Instructions for the task: Lines containing the string "document" are to be collected in full.

Provided data:

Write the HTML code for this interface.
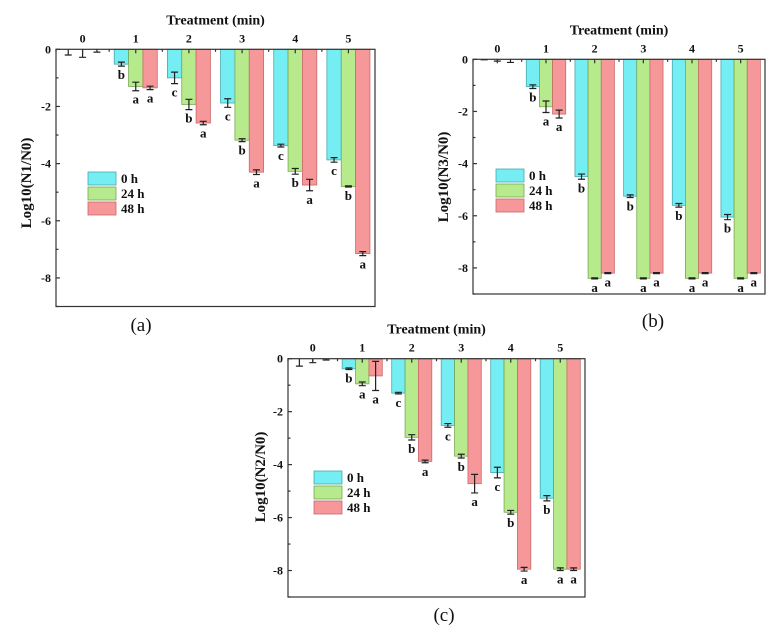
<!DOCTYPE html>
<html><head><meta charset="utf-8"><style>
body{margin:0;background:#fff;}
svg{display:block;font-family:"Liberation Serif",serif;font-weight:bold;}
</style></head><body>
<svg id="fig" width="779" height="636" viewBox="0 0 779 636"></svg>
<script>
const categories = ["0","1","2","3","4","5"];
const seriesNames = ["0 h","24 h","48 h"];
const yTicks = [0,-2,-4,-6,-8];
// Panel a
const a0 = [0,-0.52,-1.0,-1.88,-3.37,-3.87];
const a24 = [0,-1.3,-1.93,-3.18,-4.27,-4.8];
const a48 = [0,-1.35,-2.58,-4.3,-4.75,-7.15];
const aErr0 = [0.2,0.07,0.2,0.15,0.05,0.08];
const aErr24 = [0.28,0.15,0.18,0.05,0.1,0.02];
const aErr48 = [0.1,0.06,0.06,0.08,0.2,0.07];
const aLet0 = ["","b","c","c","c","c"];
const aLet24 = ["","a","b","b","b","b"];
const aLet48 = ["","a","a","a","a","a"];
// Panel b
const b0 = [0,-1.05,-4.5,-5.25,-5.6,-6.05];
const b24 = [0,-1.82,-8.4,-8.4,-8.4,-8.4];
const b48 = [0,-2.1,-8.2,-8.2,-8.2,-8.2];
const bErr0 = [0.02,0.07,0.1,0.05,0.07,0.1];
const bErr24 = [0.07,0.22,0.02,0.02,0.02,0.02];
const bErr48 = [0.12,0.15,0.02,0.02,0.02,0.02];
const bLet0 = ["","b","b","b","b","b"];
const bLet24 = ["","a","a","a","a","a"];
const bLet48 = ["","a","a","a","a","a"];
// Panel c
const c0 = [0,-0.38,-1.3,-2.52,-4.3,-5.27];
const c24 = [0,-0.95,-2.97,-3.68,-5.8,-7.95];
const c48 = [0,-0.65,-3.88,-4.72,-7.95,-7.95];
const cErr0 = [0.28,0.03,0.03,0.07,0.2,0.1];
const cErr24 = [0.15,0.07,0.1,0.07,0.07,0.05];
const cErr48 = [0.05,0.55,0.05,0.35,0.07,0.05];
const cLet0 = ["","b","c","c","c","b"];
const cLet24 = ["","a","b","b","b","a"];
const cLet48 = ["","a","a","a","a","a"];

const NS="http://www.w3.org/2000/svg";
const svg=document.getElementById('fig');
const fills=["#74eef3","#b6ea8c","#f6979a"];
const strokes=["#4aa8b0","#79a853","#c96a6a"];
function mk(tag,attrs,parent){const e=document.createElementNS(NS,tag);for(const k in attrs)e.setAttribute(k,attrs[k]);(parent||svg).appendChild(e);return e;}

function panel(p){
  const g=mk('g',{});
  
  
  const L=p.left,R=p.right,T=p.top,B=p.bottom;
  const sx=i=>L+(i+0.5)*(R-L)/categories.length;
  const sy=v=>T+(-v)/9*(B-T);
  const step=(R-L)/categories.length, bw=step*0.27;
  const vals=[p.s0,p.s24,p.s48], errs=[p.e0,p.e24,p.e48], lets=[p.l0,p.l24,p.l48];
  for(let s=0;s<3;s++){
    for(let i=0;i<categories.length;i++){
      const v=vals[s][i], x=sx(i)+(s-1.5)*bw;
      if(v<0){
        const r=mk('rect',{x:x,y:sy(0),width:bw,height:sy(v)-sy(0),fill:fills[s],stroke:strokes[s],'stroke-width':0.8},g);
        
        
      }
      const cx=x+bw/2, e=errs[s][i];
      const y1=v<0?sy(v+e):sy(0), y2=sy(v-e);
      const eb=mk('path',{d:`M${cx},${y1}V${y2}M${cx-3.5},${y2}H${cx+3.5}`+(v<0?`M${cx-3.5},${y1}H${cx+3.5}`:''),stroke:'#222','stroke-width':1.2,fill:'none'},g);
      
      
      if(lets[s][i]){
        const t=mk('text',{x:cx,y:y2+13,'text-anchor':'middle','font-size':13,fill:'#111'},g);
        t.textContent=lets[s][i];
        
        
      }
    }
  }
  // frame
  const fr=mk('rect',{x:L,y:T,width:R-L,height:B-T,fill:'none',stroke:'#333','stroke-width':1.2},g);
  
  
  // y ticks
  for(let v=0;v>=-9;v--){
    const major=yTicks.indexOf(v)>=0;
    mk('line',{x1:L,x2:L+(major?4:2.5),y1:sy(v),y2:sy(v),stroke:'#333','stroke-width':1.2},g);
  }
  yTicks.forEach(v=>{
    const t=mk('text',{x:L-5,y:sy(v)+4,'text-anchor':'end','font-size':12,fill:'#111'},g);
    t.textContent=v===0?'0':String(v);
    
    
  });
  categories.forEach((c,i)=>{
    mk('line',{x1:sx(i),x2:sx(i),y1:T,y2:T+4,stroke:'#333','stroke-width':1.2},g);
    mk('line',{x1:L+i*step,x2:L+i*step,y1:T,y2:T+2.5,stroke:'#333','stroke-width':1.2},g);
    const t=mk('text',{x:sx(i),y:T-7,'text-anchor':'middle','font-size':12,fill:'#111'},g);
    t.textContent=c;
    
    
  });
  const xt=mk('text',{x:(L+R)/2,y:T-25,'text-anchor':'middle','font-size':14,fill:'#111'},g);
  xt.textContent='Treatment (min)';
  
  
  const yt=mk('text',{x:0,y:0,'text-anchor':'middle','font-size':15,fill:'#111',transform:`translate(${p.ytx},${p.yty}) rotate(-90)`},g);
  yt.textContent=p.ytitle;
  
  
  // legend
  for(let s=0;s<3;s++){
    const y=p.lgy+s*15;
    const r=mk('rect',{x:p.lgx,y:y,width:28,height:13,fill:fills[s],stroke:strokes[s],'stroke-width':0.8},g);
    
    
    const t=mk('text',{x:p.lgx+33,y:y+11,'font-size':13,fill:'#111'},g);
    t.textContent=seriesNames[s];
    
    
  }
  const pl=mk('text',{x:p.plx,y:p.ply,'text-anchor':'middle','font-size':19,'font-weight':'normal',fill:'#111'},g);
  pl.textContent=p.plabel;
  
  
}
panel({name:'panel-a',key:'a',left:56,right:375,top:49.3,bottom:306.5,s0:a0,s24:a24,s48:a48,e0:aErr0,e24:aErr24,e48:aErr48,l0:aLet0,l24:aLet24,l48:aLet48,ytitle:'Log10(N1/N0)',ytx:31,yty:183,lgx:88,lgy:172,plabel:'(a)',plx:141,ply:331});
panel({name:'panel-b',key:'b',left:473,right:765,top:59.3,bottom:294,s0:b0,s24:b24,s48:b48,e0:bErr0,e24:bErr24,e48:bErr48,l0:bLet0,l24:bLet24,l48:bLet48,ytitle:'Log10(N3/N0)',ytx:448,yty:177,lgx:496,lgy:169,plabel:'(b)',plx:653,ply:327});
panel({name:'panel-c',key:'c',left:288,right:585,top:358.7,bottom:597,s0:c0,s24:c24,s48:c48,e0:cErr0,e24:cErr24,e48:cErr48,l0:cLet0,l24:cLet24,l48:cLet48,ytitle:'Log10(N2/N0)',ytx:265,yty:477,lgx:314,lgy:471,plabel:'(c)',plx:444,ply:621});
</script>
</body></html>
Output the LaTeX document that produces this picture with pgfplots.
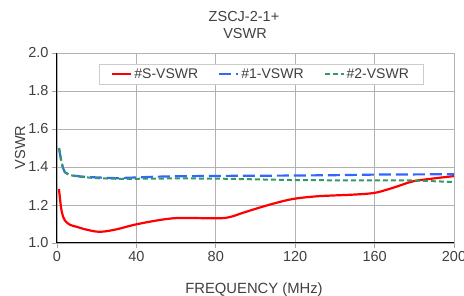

Finished answer:
const svg=document.getElementById('fig');
function mk(tag,attrs,parent){const e=document.createElementNS(NS,tag);for(const k in attrs)e.setAttribute(k,attrs[k]);(parent||svg).appendChild(e);return e;}
Output the LaTeX document that produces this picture with pgfplots.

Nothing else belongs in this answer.